→ BRIEF:
Copy only what lies from the line containing "Clone this chart" through the line containing "const yF = (v: number)" in the entries below, keeping both end lines exact and dropping every picture.

Code that draws figures

━━━━━━━━━━━━━━━━━━━━━━━━━━━━━━

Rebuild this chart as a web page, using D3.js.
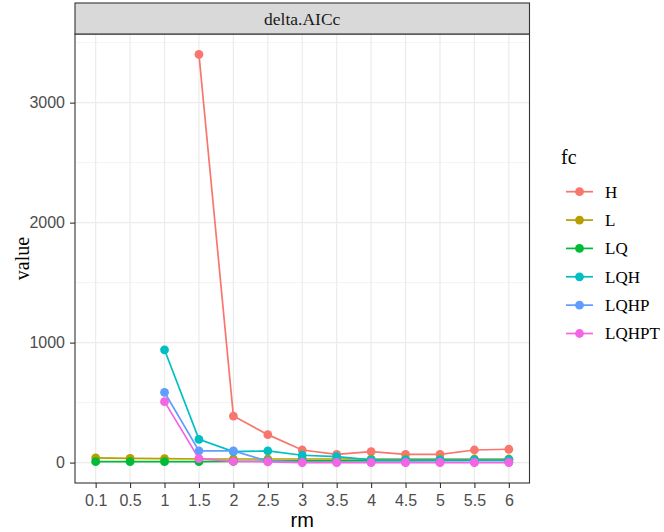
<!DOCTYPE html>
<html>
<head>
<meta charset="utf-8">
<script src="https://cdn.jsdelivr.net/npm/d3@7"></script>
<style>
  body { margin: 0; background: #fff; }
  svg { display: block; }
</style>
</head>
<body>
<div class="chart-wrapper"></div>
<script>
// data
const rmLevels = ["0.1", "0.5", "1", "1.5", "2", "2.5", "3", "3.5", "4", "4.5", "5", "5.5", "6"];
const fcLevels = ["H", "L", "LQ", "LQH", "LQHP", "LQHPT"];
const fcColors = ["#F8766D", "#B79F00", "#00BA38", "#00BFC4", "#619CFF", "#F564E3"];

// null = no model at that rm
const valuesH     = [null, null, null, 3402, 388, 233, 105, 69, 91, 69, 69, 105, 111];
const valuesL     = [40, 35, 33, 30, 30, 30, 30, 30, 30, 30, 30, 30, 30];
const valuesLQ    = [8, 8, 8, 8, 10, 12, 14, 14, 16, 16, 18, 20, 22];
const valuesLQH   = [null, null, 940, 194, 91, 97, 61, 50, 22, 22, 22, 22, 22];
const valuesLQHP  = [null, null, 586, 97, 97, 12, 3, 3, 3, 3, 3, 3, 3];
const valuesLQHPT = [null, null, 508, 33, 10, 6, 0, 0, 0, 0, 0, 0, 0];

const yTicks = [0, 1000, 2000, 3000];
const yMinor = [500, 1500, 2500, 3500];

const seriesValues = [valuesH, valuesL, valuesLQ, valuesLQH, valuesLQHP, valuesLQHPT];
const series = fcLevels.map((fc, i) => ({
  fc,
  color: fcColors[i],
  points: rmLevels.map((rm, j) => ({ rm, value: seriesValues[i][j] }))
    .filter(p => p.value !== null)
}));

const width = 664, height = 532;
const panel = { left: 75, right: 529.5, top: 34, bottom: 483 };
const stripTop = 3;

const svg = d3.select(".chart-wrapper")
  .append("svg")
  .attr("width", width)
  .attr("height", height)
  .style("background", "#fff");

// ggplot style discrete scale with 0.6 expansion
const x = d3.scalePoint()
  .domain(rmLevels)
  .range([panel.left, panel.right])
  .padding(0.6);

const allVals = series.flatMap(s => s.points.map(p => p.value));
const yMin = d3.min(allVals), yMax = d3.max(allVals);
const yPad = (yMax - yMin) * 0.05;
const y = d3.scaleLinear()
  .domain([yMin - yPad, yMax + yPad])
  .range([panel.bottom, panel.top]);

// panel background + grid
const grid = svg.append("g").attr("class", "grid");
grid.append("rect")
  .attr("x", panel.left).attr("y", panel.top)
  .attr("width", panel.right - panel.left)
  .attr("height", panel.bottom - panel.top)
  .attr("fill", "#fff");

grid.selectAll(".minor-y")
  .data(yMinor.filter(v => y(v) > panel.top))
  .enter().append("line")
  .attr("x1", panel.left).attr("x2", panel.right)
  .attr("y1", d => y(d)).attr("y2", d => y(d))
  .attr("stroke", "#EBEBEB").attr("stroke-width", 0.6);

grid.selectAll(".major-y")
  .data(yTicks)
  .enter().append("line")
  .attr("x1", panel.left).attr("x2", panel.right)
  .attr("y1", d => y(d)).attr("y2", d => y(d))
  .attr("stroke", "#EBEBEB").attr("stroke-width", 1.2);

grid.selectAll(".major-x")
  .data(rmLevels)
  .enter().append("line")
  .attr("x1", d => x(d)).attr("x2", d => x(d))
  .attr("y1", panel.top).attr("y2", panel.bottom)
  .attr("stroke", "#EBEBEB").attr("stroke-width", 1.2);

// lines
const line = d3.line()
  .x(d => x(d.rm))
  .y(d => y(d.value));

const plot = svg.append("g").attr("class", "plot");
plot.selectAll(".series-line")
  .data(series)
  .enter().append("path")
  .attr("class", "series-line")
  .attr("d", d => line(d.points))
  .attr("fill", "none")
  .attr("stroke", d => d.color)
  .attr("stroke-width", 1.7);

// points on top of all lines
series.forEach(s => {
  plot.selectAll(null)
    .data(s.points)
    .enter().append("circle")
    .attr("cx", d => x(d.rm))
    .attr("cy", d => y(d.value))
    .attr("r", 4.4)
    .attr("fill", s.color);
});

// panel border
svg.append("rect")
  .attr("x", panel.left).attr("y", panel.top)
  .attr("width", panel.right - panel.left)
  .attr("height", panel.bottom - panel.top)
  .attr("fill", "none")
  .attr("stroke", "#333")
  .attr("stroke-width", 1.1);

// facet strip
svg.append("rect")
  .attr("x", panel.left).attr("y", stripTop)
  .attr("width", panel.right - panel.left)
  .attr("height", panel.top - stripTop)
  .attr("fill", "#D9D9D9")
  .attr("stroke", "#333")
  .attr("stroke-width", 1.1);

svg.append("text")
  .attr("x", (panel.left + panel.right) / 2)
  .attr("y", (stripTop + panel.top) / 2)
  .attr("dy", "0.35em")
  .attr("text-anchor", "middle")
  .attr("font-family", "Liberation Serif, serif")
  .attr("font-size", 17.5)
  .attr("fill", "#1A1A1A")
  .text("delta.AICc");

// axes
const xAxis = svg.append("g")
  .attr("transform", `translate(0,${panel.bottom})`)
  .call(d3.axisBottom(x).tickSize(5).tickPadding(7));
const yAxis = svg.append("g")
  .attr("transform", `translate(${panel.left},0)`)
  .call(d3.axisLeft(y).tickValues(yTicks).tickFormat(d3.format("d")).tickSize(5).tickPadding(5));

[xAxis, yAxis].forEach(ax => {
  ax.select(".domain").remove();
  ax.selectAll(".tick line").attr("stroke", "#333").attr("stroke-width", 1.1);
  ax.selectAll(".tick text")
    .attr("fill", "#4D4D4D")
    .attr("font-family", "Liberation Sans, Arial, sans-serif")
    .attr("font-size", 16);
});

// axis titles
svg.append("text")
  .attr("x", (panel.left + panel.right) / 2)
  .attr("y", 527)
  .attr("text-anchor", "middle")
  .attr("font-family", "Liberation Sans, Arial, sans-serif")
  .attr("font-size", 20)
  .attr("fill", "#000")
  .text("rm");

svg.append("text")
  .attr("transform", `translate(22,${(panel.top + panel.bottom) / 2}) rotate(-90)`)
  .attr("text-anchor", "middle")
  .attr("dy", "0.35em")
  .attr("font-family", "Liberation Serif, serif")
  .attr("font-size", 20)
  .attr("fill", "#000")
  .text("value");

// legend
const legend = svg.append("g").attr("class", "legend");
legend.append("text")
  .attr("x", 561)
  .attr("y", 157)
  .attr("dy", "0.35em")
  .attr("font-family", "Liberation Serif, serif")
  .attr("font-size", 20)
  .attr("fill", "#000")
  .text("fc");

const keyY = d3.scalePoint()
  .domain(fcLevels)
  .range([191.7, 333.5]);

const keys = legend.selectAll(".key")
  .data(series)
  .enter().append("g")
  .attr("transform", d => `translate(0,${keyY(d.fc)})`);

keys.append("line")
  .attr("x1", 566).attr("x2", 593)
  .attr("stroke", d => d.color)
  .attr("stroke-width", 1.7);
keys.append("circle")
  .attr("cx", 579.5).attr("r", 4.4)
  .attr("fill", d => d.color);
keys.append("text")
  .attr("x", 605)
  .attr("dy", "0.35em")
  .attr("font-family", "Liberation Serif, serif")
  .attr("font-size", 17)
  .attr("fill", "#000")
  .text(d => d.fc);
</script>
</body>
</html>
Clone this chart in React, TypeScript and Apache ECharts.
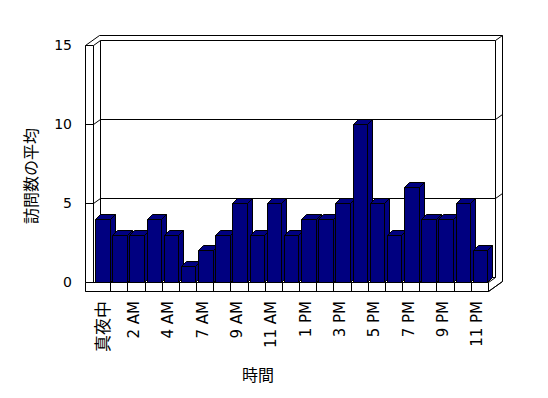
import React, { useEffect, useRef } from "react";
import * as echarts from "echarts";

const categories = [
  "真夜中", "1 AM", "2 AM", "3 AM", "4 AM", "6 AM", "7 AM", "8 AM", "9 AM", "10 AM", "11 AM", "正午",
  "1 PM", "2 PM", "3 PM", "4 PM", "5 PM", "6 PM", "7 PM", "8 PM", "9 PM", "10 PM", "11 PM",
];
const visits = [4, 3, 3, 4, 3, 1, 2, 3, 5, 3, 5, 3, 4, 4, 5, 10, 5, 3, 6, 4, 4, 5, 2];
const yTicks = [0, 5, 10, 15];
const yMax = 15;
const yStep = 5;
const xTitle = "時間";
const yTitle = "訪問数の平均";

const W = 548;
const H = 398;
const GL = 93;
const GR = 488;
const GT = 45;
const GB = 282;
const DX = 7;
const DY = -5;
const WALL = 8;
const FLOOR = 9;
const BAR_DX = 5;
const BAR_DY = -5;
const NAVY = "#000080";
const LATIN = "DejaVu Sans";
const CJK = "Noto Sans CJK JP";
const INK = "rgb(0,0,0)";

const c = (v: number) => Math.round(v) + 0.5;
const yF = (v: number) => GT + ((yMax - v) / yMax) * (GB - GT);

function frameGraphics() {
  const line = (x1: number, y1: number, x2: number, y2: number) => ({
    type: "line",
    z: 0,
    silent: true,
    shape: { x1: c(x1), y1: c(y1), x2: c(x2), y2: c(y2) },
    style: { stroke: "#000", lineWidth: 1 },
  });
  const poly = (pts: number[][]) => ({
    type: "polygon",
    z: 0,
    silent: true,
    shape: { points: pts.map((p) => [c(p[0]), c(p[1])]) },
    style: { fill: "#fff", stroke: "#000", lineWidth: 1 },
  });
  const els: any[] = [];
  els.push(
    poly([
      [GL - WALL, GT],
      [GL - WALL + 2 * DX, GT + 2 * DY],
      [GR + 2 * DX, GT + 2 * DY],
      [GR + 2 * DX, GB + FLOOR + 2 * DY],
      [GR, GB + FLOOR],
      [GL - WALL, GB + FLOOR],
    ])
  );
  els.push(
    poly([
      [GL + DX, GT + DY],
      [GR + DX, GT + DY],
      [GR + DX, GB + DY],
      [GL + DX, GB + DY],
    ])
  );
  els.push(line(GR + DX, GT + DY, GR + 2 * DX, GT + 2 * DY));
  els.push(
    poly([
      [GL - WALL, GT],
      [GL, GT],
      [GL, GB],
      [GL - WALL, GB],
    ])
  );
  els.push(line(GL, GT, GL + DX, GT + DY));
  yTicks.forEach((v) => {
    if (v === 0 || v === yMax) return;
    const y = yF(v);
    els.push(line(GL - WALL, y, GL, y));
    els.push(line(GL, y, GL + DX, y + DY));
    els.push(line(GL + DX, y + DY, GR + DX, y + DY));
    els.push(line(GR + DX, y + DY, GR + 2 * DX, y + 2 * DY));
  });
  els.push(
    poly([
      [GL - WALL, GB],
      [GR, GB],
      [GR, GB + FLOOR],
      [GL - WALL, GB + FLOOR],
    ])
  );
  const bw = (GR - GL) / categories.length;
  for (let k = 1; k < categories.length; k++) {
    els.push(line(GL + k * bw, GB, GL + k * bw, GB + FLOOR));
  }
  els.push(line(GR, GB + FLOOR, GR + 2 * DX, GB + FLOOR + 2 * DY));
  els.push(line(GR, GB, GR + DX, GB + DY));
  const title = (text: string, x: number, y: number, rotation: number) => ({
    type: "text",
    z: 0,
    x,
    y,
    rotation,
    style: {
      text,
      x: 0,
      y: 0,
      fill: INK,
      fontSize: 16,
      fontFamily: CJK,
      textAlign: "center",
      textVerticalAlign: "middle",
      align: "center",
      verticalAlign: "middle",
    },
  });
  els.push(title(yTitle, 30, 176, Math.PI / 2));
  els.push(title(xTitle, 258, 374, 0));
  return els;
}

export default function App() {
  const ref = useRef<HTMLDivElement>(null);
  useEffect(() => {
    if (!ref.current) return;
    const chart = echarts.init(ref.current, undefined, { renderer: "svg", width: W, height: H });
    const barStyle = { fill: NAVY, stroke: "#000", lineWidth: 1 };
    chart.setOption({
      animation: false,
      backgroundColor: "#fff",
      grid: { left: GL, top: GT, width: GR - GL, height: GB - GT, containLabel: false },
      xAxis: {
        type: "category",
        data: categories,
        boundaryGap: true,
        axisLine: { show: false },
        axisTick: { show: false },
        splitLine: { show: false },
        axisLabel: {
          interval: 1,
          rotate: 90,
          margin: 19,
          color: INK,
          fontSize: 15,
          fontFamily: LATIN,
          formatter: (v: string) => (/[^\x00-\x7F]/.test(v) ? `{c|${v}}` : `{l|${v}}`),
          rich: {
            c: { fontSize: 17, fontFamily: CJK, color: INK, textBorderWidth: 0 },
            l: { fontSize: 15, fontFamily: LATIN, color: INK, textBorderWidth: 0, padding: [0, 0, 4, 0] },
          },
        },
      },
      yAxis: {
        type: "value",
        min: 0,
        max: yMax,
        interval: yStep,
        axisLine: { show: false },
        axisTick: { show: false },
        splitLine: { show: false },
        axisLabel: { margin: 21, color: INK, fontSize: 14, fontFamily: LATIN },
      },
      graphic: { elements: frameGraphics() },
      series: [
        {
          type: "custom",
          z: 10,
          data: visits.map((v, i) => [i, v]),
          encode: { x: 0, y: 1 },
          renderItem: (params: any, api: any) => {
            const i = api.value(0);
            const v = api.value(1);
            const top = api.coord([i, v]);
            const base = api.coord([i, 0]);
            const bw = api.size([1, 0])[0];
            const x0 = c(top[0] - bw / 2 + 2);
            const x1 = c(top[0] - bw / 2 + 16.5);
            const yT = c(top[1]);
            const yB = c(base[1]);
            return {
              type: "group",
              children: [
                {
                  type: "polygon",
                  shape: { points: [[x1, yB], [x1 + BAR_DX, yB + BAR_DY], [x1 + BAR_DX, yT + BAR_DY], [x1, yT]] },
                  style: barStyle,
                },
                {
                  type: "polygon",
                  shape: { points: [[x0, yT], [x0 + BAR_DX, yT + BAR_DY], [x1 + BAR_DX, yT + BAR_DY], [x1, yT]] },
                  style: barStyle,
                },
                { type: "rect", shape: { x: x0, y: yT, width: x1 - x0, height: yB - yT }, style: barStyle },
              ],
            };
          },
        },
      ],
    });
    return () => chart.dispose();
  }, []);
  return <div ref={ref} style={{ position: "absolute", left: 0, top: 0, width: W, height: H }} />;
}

━━━━━━━━━━━━━━━━━━━━━━━━━━━━━━

→ SOLVED EXERCISE:
Clone this chart in React, TypeScript and Apache ECharts.
import React, { useEffect, useRef } from "react";
import * as echarts from "echarts";

const categories = [
  "真夜中", "1 AM", "2 AM", "3 AM", "4 AM", "6 AM", "7 AM", "8 AM", "9 AM", "10 AM", "11 AM", "正午",
  "1 PM", "2 PM", "3 PM", "4 PM", "5 PM", "6 PM", "7 PM", "8 PM", "9 PM", "10 PM", "11 PM",
];
const visits = [4, 3, 3, 4, 3, 1, 2, 3, 5, 3, 5, 3, 4, 4, 5, 10, 5, 3, 6, 4, 4, 5, 2];
const yTicks = [0, 5, 10, 15];
const yMax = 15;
const yStep = 5;
const xTitle = "時間";
const yTitle = "訪問数の平均";

const W = 548;
const H = 398;
const GL = 93;
const GR = 488;
const GT = 45;
const GB = 282;
const DX = 7;
const DY = -5;
const WALL = 8;
const FLOOR = 9;
const BAR_DX = 5;
const BAR_DY = -5;
const NAVY = "#000080";
const LATIN = "DejaVu Sans";
const CJK = "Noto Sans CJK JP";
const INK = "rgb(0,0,0)";

const c = (v: number) => Math.round(v) + 0.5;
const yF = (v: number) => GT + ((yMax - v) / yMax) * (GB - GT);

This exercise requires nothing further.